Responses to Ira Cutler's Article By Our Readers
Inside Corporate Philanthropy carried the above essay last week by guest columnist Ira Cutler, arguing that too often gifts were given based on the expectation of “measurable outcomes,” rather than the idea that some charitable endeavors were just intrinsically worth doing. His opinions evoked strong responses, both for and against, reflecting what is apparently a growing debate over this issue.


From a Fundraiser:
Yes! Yes! Yes! Thank God somebody is saying the "Emperor Has No Clothes". Now, can he write an article asking donors to stop making every gift a challenge, so that staff has to spend enormous amounts of time "matching" gifts. Let's remember the true meaning of a gift ----"something that is bestowed voluntarily and without compensation, a present." Let us not only do good, let us do it freely, without concerns about "leveraging" our gift.


Letter to Ira Cutler:
I read with interest your piece on "Generosity without Measurement" and found it very thought-provoking. As someone who also has experience in outcome measurement, I suppose I probably have a reflexive and negative bias about the suggestion that we should pull ourselves away from facts and figures and smell the roses.
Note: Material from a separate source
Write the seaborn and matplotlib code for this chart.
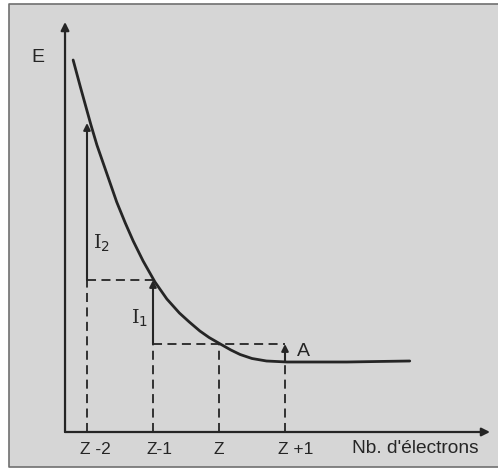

Regardless of my own subjective objectivity, we are still left with a few dilemmas, and I wonder whether you have any thoughts about them:
1. Funders often use outcome measurement as a way of sorting out their many appeals for money into those which are "less deserving" and those which are "more deserving". What alternative criteria should they use, and how should nonprofits approach them for funding, other than relying on the equally-corrupting "heartstring" gambit?
2. Are you suggesting that donor support to programs and services in low-income communities should be based on an assessment of what is lacking in these communities compared to middle-class communities (i.e., playground, little-leagues) rather than what folks in these communities really want or need?
Just wondering.
- From A Consultant

Ira Cutler responded:
I guess on #1 I would just suggest that some things - after school recreation being my example in the article - are just A GOOD THING. Like funders who support art and music and theater - do they measure effectiveness? Why try to concretize and try to measure such things?
The ones where we should measure (I'm not WHOLLY against measuring) are those where we don't know whether the impact is positive or whether something of value will result. By all means, do some research in those cases.
On the poor-rich question, YES. I think a pretty good early question when considering a program or a benefit for poor kids is whether well to do kids already have it. I wouldn't say give them Little League if they want soccer, but simple fairness says (to me) that poor kids ought to get an equal share of the pie. Don't make poor communities prove that their kids need what we give our kids without a second thought.
Thanks for writing!


Thank you for putting into words what so many of us (over too long a time) have been thinking and discussing. I plan to share your article with many the least, it will get more people talking... it can't hurt.
Barry Zack
Centerforce, Executive Director


One of my staff just forwarded an article which she thought was really good… Read it, great article with valuable points exquisitely said.
Mike Weber, President and CEO, Volunteers of America of Minnesota


Dear Mr. Cutler -
A brief note to thank you for your terrific commentary on, which I just read. You said what needs to be said in a very clear, simple, and effective way -- and it is long overdue. Although it is certainly important to measure the impact of the social programs we deliver, the craze to report measurable "impact data" has gone beyond all reasonable bounds. And it does seem unfairly applied solely to programs designed to help poor people.
I have long decried this trend, but certainly not in as cogent and well-written style as you have in this commentary. Thanks again!
-From a Nonprofit Executive Director in the Community Development Field


Ira Cutler is a founding partner of the Cornerstone Consulting Group and formerly the Director for Planning and Development at The Annie E. Casey Foundation.